Smallhouse Log

Valentine's Day
"Would that be turning the thurible into a weapon of Mass destruction?" -Jet, 02/11/2007

"It's so much less confusing when lines are drawn like that, when people are either consumers or revolutionaries, enemies or friends hanging on to the fringes of the cogs in the system; it's just about knowing where everyone stands." Hm. Against Me! lyrics. Don't see that every day, but that song was playing, and it caught me.

Also catching me, from the same night as the quote above, Jeremiah 17:9, part of last Sunday's Revised Common Lectionary reading. "The heart is devious above all else; it is perverse. Who can understand it?"

You know, I didn't intend for this to be a Valentine's Day post, but things seem to be leaning that way, so maybe I'll go with the flow. My heart is devious, and maybe it is beyond me to understand it. Maybe only the Lord has the ability to search the hearts and minds of men (oh, man, if I could grep my brain, how sweet would that be?), but that doesn't stop me from stubbornly believing I should and could have full control over everything that [is in my body? I am? I consist of? makes up my person?]. So my heart is devious, but it's younger that I am, and I like to think I could take it down if I wanted to.

So Leah, I've been realising lately, is a pretty violent person. Pacifistic politically, she uses manipulation and force of will to get her way fairly often in her personal life. This may sound like condemnation, but remember that I like Hobbes and I approve of these as legitimate methods, and would not be suprised if it was asserted that I posses these traits in much greater force. Nosce te ipsum, I know, but I don't commit the cognitive resources necessary to monitor all of my output. Perhaps that should be rectified.

In any case, Leah is a violent person. This had been troubling me for some time, until I realised -perhaps 'remembered' is the better word- how attractive that is to me. This was circa Monday. The heart is indeed devious. I looked back at other girls (at some point, I'll need to start referring to them as 'young women') I've been attracted to, dated, flirted with, et cetera, and saw the common thread of violence (along with a few physical traits) running between them.

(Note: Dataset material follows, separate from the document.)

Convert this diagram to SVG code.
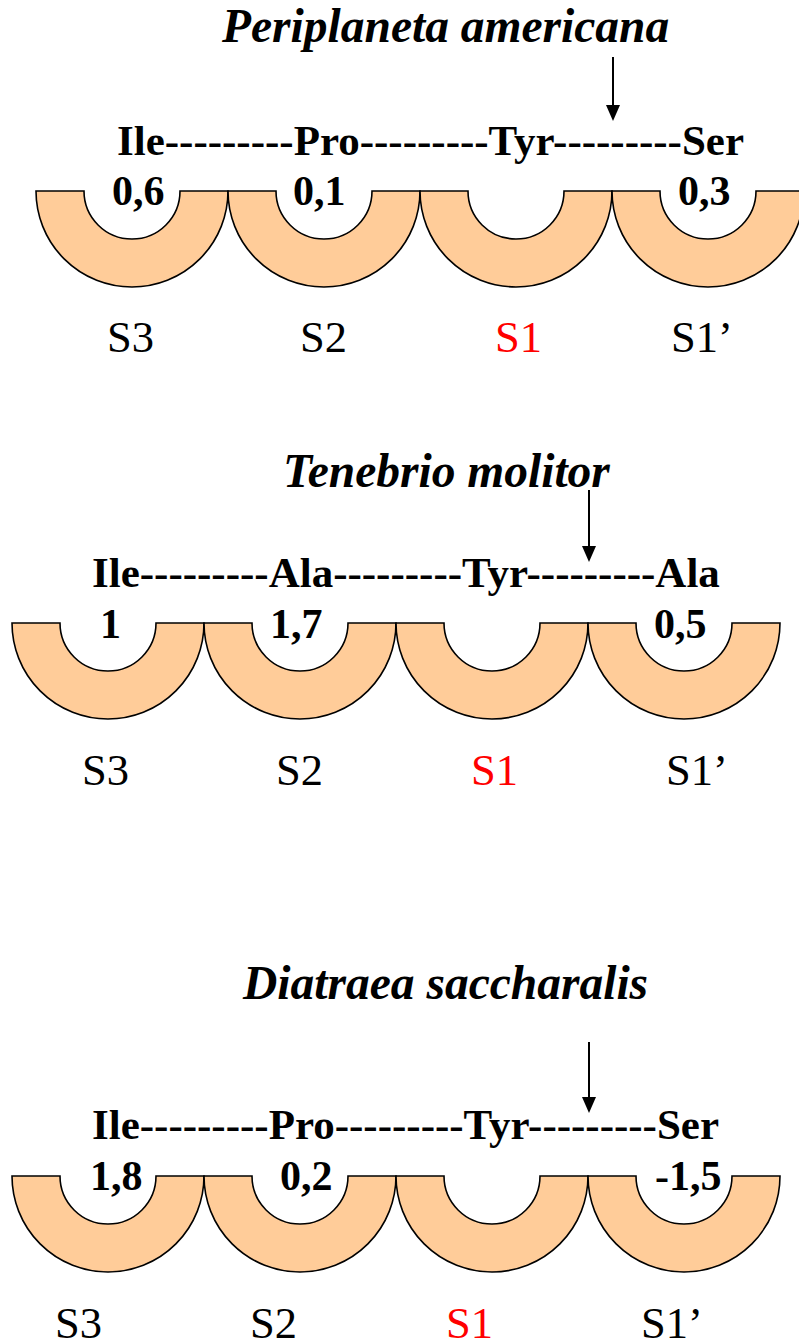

"Now we see things as in a mirror dimly," sings The Mountain Goats as I type this. More lyrics and more Scripture in the same neat little package. Oh, that crazy fundamental-interconnectedness-of-all-things which may-or-may-not-exist. Bringing us neatly to uncertainty, which I was typing about when I heard the line above, anyway. Heisenburg's principle has a tendency to leak from quantum physics into larger classes of reality, or at least, to seem a good lens (perhaps gel would be the more appropriate analogy, but everyone's comfortable with this analogy) through which to view other sorts of questions. Can I know both where I am and where I'm going to be? Right now, I know where I am; kind of a refreshing change, honestly (Leah has often accused me, as it happens, of not knowing where I am in time and space). I don't really know where I'm going to be. I don't even know where I want to be, but I trust that I'll get there. Read the story of Balaam this morning, and I'm feeling pretty good. I don't know if everything being OK is a continuous function, but I do believe that there exists a time t greater than t0 for which it returns a positive value, and that this is true for any t0.

When I said that "Final Countdown" was the 1812 Overture of Today, Alexis asserted that, due to the "fake gun sounds in the background" -an exact quote- it should be more properly associated with rap. An interesting analysis.